===== DATA FOR THE TASK

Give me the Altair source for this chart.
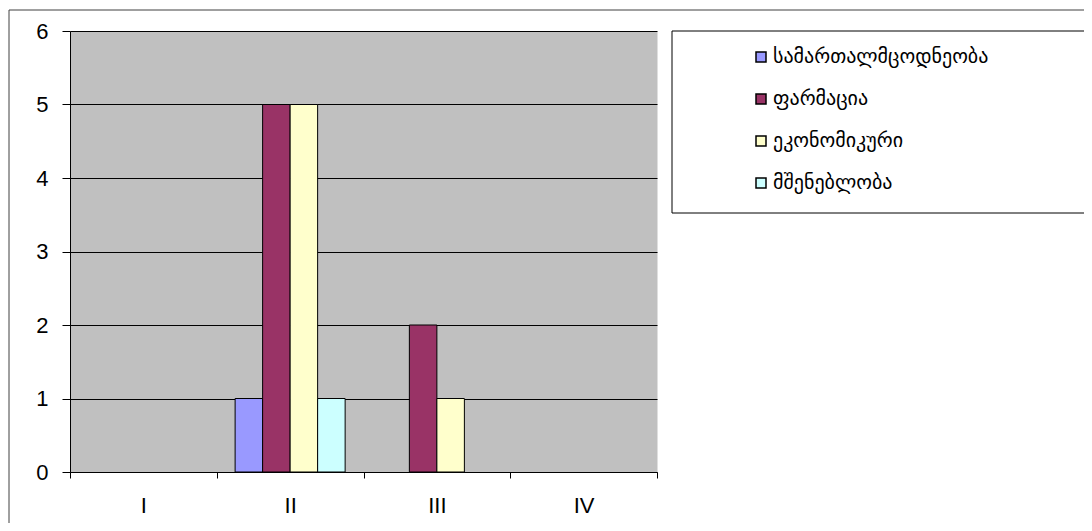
import altair as alt
import pandas as pd

categories = ["I", "II", "III", "IV"]
series = ["სამართალმცოდნეობა", "ფარმაცია", "ეკონომიკური", "მშენებლობა"]
colors = ["#9999FF", "#993366", "#FFFFCC", "#CCFFFF"]
vals_law = [0, 1, 0, 0]
vals_pharm = [0, 5, 2, 0]
vals_econ = [0, 5, 1, 0]
vals_build = [0, 1, 0, 0]

rows = []
for s, vals in zip(series, [vals_law, vals_pharm, vals_econ, vals_build]):
    for c, v in zip(categories, vals):
        rows.append({"cat": c, "series": s, "value": v})
df = pd.DataFrame(rows)

FONT = "Liberation Sans"

bars = alt.Chart(df).mark_bar(stroke="black", strokeWidth=1).encode(
    x=alt.X("cat:N", sort=categories, title=None,
            scale=alt.Scale(domain=categories, paddingInner=0, paddingOuter=0),
            axis=alt.Axis(labelAngle=0, tickBand="extent", tickSize=6, tickColor="black",
                          domainColor="black", labelFontSize=22, labelPadding=17,
                          labelFont=FONT, labelColor="black", grid=False)),
    xOffset=alt.XOffset("series:N", sort=series,
                        scale=alt.Scale(domain=series, paddingInner=0, paddingOuter=0.668)),
    y=alt.Y("value:Q", title=None,
            scale=alt.Scale(domain=[0, 6], nice=False),
            axis=alt.Axis(values=[0, 1, 2, 3, 4, 5, 6], tickSize=8, tickColor="black",
                          domainColor="black", labelFontSize=22, labelPadding=14,
                          labelFont=FONT, labelColor="black",
                          grid=True, gridColor="black", gridOpacity=1, gridWidth=1)),
    color=alt.Color("series:N", sort=series,
                    scale=alt.Scale(domain=series, range=colors),
                    legend=alt.Legend(title=None, orient="none", legendX=681, legendY=16,
                                      symbolType="square", symbolSize=100,
                                      symbolStrokeColor="black", symbolStrokeWidth=1.5,
                                      symbolOpacity=1, labelLimit=400, labelOffset=2,
                                      labelFontSize=20, labelFont="DejaVu Sans",
                                      labelColor="black", rowPadding=22, zindex=2)),
).transform_filter(alt.datum.value > 0)

one = pd.DataFrame({"a": [0]})
legend_box = alt.Chart(one).mark_rect(fill="white", stroke="black", strokeWidth=1).encode(
    x=alt.value(602), x2=alt.value(1017), y=alt.value(0), y2=alt.value(182)
)
frame_left = alt.Chart(one).mark_rule(color="#404040", strokeWidth=1).encode(
    x=alt.value(-61), y=alt.value(-21), y2=alt.value(500)
)
frame_top = alt.Chart(one).mark_rule(color="#404040", strokeWidth=1).encode(
    x=alt.value(-61), x2=alt.value(1100), y=alt.value(-21)
)

chart = alt.layer(legend_box, frame_left, frame_top, bars).properties(
    width=587, height=441,
    padding={"left": 62, "top": 23, "right": 427, "bottom": 51},
    autosize=alt.AutoSizeParams(type="none"),
    background="white",
).configure_view(fill="#C0C0C0", stroke="transparent")

chart.save("out.html", embed_options={"renderer": "svg", "actions": False})
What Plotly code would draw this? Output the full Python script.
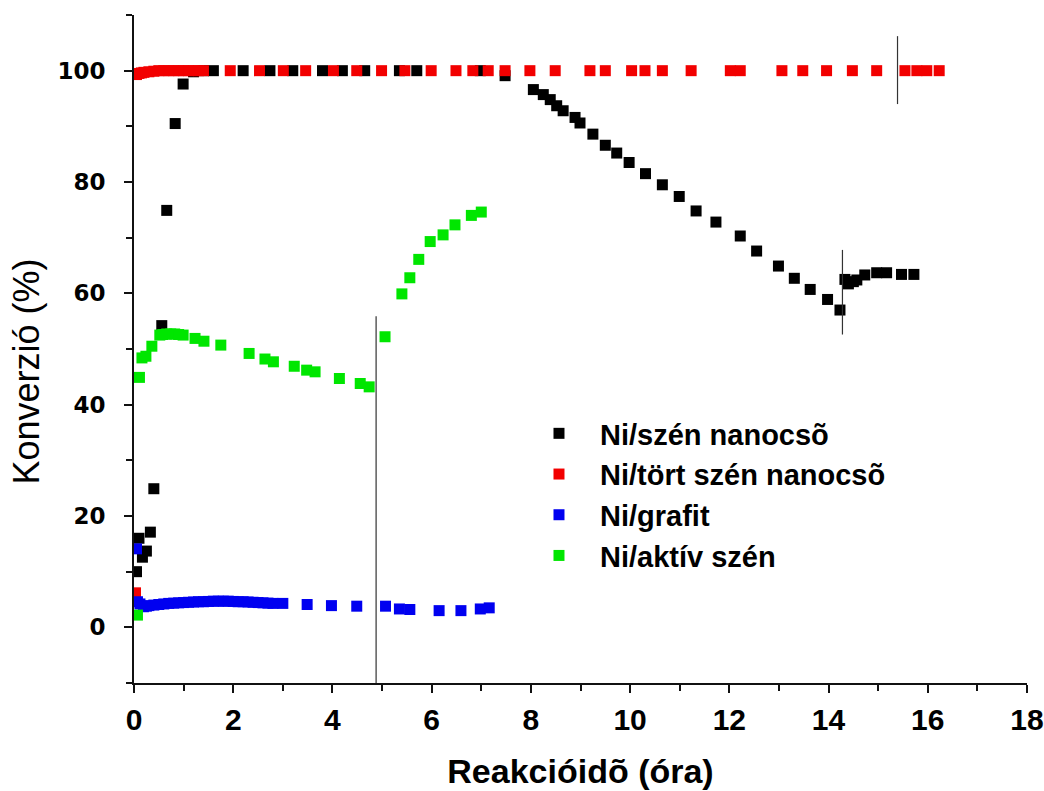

==========

Quote the preceding listing precisely and completely, omitting its images.

**EXPECTED ANSWER**
Give me the Altair source for this chart.
import altair as alt
import pandas as pd

categories = ["I", "II", "III", "IV"]
series = ["სამართალმცოდნეობა", "ფარმაცია", "ეკონომიკური", "მშენებლობა"]
colors = ["#9999FF", "#993366", "#FFFFCC", "#CCFFFF"]
vals_law = [0, 1, 0, 0]
vals_pharm = [0, 5, 2, 0]
vals_econ = [0, 5, 1, 0]
vals_build = [0, 1, 0, 0]

rows = []
for s, vals in zip(series, [vals_law, vals_pharm, vals_econ, vals_build]):
    for c, v in zip(categories, vals):
        rows.append({"cat": c, "series": s, "value": v})
df = pd.DataFrame(rows)

FONT = "Liberation Sans"

bars = alt.Chart(df).mark_bar(stroke="black", strokeWidth=1).encode(
    x=alt.X("cat:N", sort=categories, title=None,
            scale=alt.Scale(domain=categories, paddingInner=0, paddingOuter=0),
            axis=alt.Axis(labelAngle=0, tickBand="extent", tickSize=6, tickColor="black",
                          domainColor="black", labelFontSize=22, labelPadding=17,
                          labelFont=FONT, labelColor="black", grid=False)),
    xOffset=alt.XOffset("series:N", sort=series,
                        scale=alt.Scale(domain=series, paddingInner=0, paddingOuter=0.668)),
    y=alt.Y("value:Q", title=None,
            scale=alt.Scale(domain=[0, 6], nice=False),
            axis=alt.Axis(values=[0, 1, 2, 3, 4, 5, 6], tickSize=8, tickColor="black",
                          domainColor="black", labelFontSize=22, labelPadding=14,
                          labelFont=FONT, labelColor="black",
                          grid=True, gridColor="black", gridOpacity=1, gridWidth=1)),
    color=alt.Color("series:N", sort=series,
                    scale=alt.Scale(domain=series, range=colors),
                    legend=alt.Legend(title=None, orient="none", legendX=681, legendY=16,
                                      symbolType="square", symbolSize=100,
                                      symbolStrokeColor="black", symbolStrokeWidth=1.5,
                                      symbolOpacity=1, labelLimit=400, labelOffset=2,
                                      labelFontSize=20, labelFont="DejaVu Sans",
                                      labelColor="black", rowPadding=22, zindex=2)),
).transform_filter(alt.datum.value > 0)

one = pd.DataFrame({"a": [0]})
legend_box = alt.Chart(one).mark_rect(fill="white", stroke="black", strokeWidth=1).encode(
    x=alt.value(602), x2=alt.value(1017), y=alt.value(0), y2=alt.value(182)
)
frame_left = alt.Chart(one).mark_rule(color="#404040", strokeWidth=1).encode(
    x=alt.value(-61), y=alt.value(-21), y2=alt.value(500)
)
frame_top = alt.Chart(one).mark_rule(color="#404040", strokeWidth=1).encode(
    x=alt.value(-61), x2=alt.value(1100), y=alt.value(-21)
)

chart = alt.layer(legend_box, frame_left, frame_top, bars).properties(
    width=587, height=441,
    padding={"left": 62, "top": 23, "right": 427, "bottom": 51},
    autosize=alt.AutoSizeParams(type="none"),
    background="white",
).configure_view(fill="#C0C0C0", stroke="transparent")

chart.save("out.html", embed_options={"renderer": "svg", "actions": False})
What Plotly code would draw this? Output the full Python script.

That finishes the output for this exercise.